__Problem to solve__:
Render the material again word for word, skipping the pictures in it.

__Given material__:
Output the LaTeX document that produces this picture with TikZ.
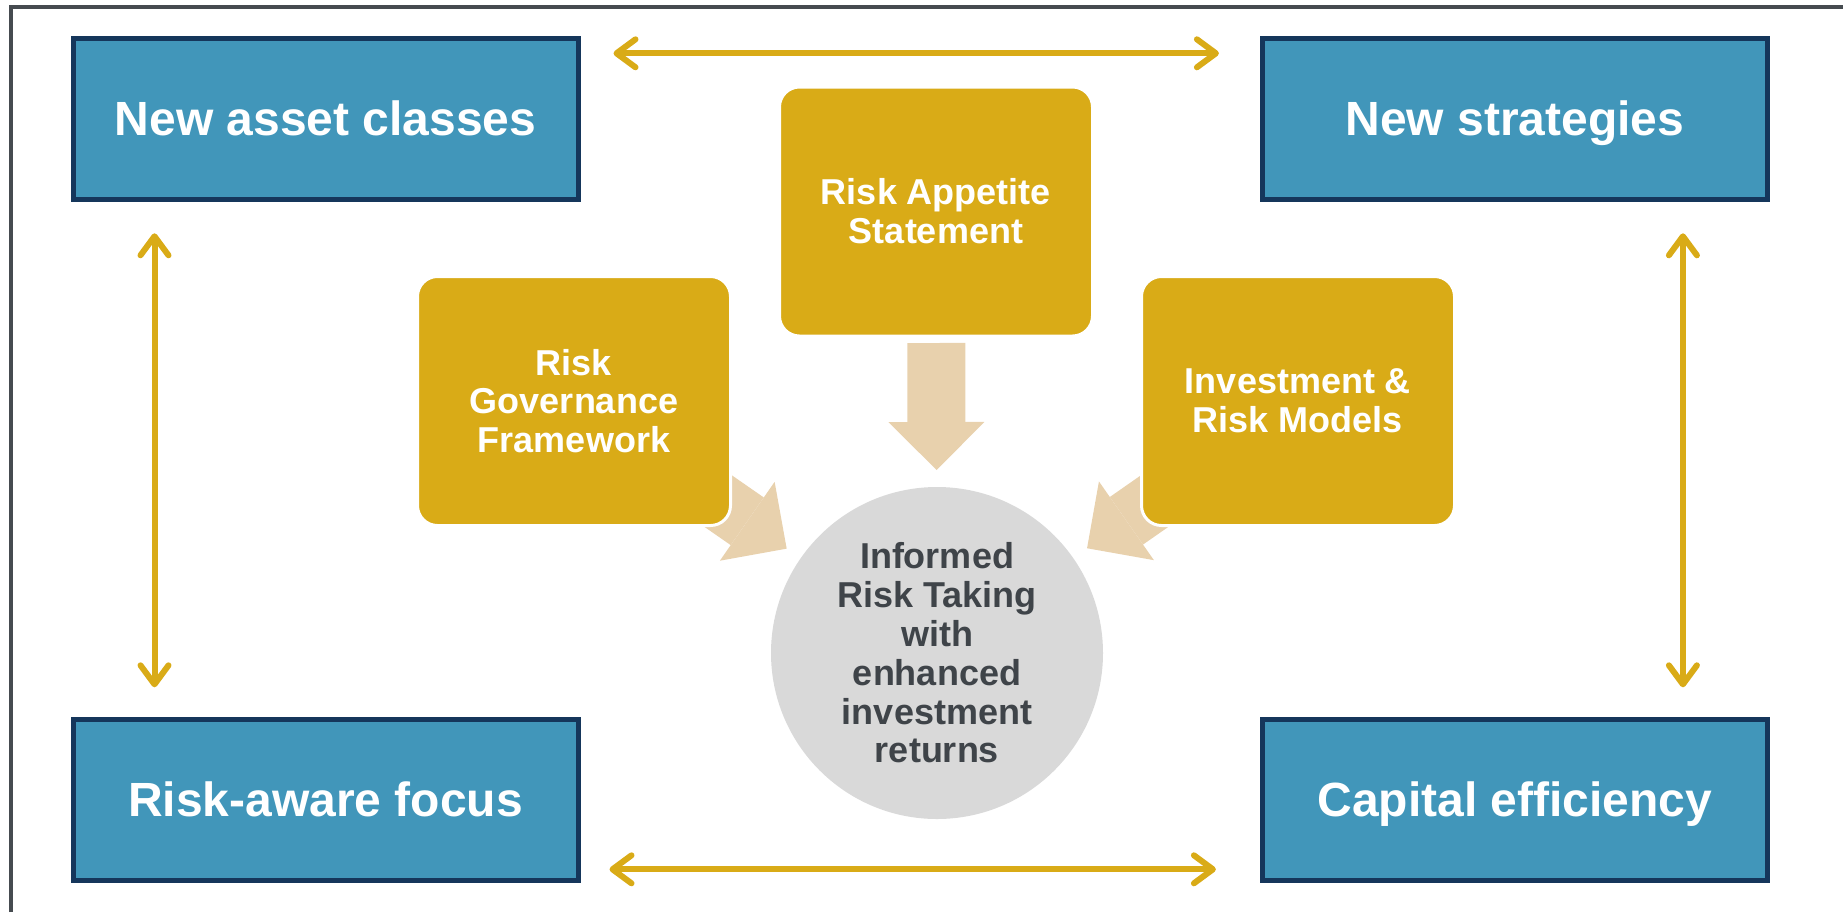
\documentclass[tikz,border=0pt]{standalone}
\usepackage{fontspec}
\setmainfont{Liberation Sans}
\usetikzlibrary{arrows.meta, positioning, calc, backgrounds}

\definecolor{boxblue}{HTML}{4196BA}
\definecolor{boxnavy}{HTML}{15365B}
\definecolor{gold}{HTML}{D9AB17}
\definecolor{sand}{HTML}{E8D1AD}
\definecolor{hubgray}{HTML}{D9D9D9}
\definecolor{hubtext}{HTML}{3F4449}
\definecolor{framegray}{HTML}{464B50}

\begin{document}
\begin{tikzpicture}[
  x=0.5pt, y=-0.5pt,
  corner/.style={rectangle, draw=boxnavy, line width=2.5pt, fill=boxblue, minimum width=252.5pt, minimum height=80.5pt, inner sep=0pt, text height=21pt, text depth=5pt, text=white, font=\fontsize{24}{29}\selectfont\bfseries},
  pillar/.style={rectangle, rounded corners=10pt, draw=white, line width=1.5pt, fill=gold, minimum width=156.5pt, minimum height=124.5pt, align=center, text=white, font=\fontsize{18}{19.4}\selectfont\bfseries},
  hub/.style={circle, fill=hubgray, minimum size=166pt, inner sep=0pt, align=center, text=hubtext, font=\fontsize{18}{19.4}\selectfont\bfseries},
  link/.style={draw=gold, line width=3pt, {Straight Barb[round,length=9.5pt,width=14pt]}-{Straight Barb[round,length=9.5pt,width=14pt]}},
  feed/.style={draw=sand, line width=29pt, -{Triangle[length=24pt,width=48pt,line width=0pt]}, shorten <=65.75pt, shorten >=91.5pt}
]
\useasboundingbox (0,0) rectangle (1843,912);
\draw[framegray, line width=2pt] (11,912) -- (11,7) -- (1843,7);

% four outcome boxes
\node (newasset) [corner] at (325.5,119.3) {New asset classes};
\node (newstrat) [corner, right=339.7pt of newasset] {New strategies};
\node (riskaware) [corner, below=257.5pt of newasset] {Risk-aware focus};
\node (capital) [corner, below=257.5pt of newstrat] {Capital efficiency};

% three pillars and the centre
\node (appetite) [pillar] at (936,211.5) {Risk Appetite\\Statement};
\node (governance) [pillar] at (574,401) {Risk\\Governance\\Framework};
\node (models) [pillar] at (1298,401) {Investment \&\\Risk Models};
\node (hub) [hub] at (937,653) {Informed\\Risk Taking\\with\\enhanced\\investment\\returns};

\begin{scope}[on background layer]
  \draw[feed] (appetite.center) -- (hub.center);
  \draw[feed] (governance.center) -- (hub.center);
  \draw[feed] (models.center) -- (hub.center);
\end{scope}

\draw[link] ($(newasset.north east)+(33,17)$) -- ($(newstrat.north west)+(-41,17)$);
\draw[link] ($(riskaware.south east)+(29,-14)$) -- ($(capital.south west)+(-44,-14)$);
\draw[link] ($(newasset.south west)+(84,31)$) -- ($(riskaware.north west)+(84,-30)$);
\draw[link] ($(newstrat.south east)+(-87,31)$) -- ($(capital.north east)+(-87,-30)$);

\end{tikzpicture}
\end{document}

__Exercise result__:
Output the LaTeX document that produces this picture with TikZ.
\documentclass[tikz,border=0pt]{standalone}
\usepackage{fontspec}
\setmainfont{Liberation Sans}
\usetikzlibrary{arrows.meta, positioning, calc, backgrounds}

\definecolor{boxblue}{HTML}{4196BA}
\definecolor{boxnavy}{HTML}{15365B}
\definecolor{gold}{HTML}{D9AB17}
\definecolor{sand}{HTML}{E8D1AD}
\definecolor{hubgray}{HTML}{D9D9D9}
\definecolor{hubtext}{HTML}{3F4449}
\definecolor{framegray}{HTML}{464B50}

\begin{document}
\begin{tikzpicture}[
  x=0.5pt, y=-0.5pt,
  corner/.style={rectangle, draw=boxnavy, line width=2.5pt, fill=boxblue, minimum width=252.5pt, minimum height=80.5pt, inner sep=0pt, text height=21pt, text depth=5pt, text=white, font=\fontsize{24}{29}\selectfont\bfseries},
  pillar/.style={rectangle, rounded corners=10pt, draw=white, line width=1.5pt, fill=gold, minimum width=156.5pt, minimum height=124.5pt, align=center, text=white, font=\fontsize{18}{19.4}\selectfont\bfseries},
  hub/.style={circle, fill=hubgray, minimum size=166pt, inner sep=0pt, align=center, text=hubtext, font=\fontsize{18}{19.4}\selectfont\bfseries},
  link/.style={draw=gold, line width=3pt, {Straight Barb[round,length=9.5pt,width=14pt]}-{Straight Barb[round,length=9.5pt,width=14pt]}},
  feed/.style={draw=sand, line width=29pt, -{Triangle[length=24pt,width=48pt,line width=0pt]}, shorten <=65.75pt, shorten >=91.5pt}
]
\useasboundingbox (0,0) rectangle (1843,912);
\draw[framegray, line width=2pt] (11,912) -- (11,7) -- (1843,7);

% four outcome boxes
\node (newasset) [corner] at (325.5,119.3) {New asset classes};
\node (newstrat) [corner, right=339.7pt of newasset] {New strategies};
\node (riskaware) [corner, below=257.5pt of newasset] {Risk-aware focus};
\node (capital) [corner, below=257.5pt of newstrat] {Capital efficiency};

% three pillars and the centre
\node (appetite) [pillar] at (936,211.5) {Risk Appetite\\Statement};
\node (governance) [pillar] at (574,401) {Risk\\Governance\\Framework};
\node (models) [pillar] at (1298,401) {Investment \&\\Risk Models};
\node (hub) [hub] at (937,653) {Informed\\Risk Taking\\with\\enhanced\\investment\\returns};

\begin{scope}[on background layer]
  \draw[feed] (appetite.center) -- (hub.center);
  \draw[feed] (governance.center) -- (hub.center);
  \draw[feed] (models.center) -- (hub.center);
\end{scope}

\draw[link] ($(newasset.north east)+(33,17)$) -- ($(newstrat.north west)+(-41,17)$);
\draw[link] ($(riskaware.south east)+(29,-14)$) -- ($(capital.south west)+(-44,-14)$);
\draw[link] ($(newasset.south west)+(84,31)$) -- ($(riskaware.north west)+(84,-30)$);
\draw[link] ($(newstrat.south east)+(-87,31)$) -- ($(capital.north east)+(-87,-30)$);

\end{tikzpicture}
\end{document}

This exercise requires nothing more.